Obviamente não criamos um perfil para ele no Spotify e decidimos apresentá-lo aos nossos gostos. Jazz e clássicos, mais complexos, vêm aos poucos, mas eu descobri que uma das minhas playlists é super eficiente na hora de botá-lo a dormir. Ela originalmente se chamava “Sad Pop”, inspirada por um livro que li em 2015 ou 2016, mas recentemente, mudamos o nome para “Nhoquinho Sono”.
Uma nota à margem, Nhoquinho era como chamávamos o João antes de decidirmos o nome. Como descobrimos a gravidez muito cedo e a decisão do nome foi uma longa (bem longa) discussão, ele foi Nhoquinho por vários meses.
4. O Bingo do Murakami
Escrevendo sobre as escolhas temáticas do Kundera, foi inevitável pensar em Haruki Murakami, o mais popular autor japonês vivo. Isso porque, se tem um autor que gosta de repetir certos temas, é o senhor Murakami.
Seus protagonistas são, normalmente, homens na faixa dos trinta anos, desajustados e alienados do mundo que, sem aviso, se encontram em situações surreais das quais virá alguma espécie de epifania. Via de regra, eles se envolvem com mulheres misteriosas com nomes incomuns que agem como propulsores dessa epifania, sempre em segundo plano, mas fundamentais para a narrativa. Essas mulheres costumam desaparecer (literal ou metaforicamente), deixando os protagonistas perdidos com o seu aprendizado. Tudo isso, ao som de jazz e cercado de gatos. Muitos gatos.
O autor gosta tanto de seus temas que o ilustrador Grant Snider criou um “Bingo do Murakami”, com todos os temas recorrentes em sua obra.

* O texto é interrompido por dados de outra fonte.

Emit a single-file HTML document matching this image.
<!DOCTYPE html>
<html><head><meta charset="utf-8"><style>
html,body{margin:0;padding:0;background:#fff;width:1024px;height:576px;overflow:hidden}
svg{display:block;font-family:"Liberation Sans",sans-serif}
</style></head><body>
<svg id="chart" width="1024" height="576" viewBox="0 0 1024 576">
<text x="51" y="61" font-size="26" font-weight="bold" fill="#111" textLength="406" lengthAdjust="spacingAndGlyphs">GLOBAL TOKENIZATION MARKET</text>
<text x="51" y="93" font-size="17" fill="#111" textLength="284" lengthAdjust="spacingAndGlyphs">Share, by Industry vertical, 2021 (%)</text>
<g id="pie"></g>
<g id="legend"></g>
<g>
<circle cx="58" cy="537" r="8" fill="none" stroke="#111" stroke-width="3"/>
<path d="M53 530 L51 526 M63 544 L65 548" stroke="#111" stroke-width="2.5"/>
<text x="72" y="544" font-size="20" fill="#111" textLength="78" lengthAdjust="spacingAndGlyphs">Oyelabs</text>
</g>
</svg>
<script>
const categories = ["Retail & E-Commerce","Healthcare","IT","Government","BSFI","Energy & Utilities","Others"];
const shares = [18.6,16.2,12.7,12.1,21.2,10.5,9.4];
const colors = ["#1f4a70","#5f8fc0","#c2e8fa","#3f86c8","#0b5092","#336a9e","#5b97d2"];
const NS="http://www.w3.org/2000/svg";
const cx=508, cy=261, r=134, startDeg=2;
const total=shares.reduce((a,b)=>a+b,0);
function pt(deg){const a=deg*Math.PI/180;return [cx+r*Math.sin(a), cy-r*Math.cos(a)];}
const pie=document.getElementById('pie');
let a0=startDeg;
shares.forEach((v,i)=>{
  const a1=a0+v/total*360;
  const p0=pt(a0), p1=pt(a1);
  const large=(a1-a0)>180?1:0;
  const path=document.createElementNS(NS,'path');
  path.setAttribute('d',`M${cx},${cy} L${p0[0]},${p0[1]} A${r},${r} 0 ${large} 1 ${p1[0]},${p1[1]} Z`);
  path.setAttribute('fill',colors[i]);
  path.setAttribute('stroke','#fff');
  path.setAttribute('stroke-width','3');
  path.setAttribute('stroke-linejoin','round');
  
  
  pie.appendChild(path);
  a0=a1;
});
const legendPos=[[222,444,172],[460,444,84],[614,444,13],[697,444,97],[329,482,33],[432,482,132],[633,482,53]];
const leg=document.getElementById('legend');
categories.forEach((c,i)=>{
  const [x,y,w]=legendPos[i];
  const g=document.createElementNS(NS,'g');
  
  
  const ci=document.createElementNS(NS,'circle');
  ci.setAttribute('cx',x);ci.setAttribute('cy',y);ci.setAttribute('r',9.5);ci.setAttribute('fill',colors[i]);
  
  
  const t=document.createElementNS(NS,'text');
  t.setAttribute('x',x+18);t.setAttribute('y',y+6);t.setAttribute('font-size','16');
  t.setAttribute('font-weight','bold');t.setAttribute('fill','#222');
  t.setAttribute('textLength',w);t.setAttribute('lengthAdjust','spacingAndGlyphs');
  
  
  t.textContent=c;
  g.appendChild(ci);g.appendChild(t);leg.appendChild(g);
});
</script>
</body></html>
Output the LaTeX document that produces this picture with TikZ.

Fico pensando se poderia existir um “Bingo do Rafael”… Aposto que os advogados do meu time conseguiriam facilmente montar um com assuntos que sempre repito…




histórias de recém pais - eu pensei enquanto lia 'e se nunca apresentarem mundo bita pro nenem e ele só escutar música que os pais escutam desde sempre?' e vc mesmo respondeu que é possível, ufa! -, kundera, e murakami num texto só: bingo!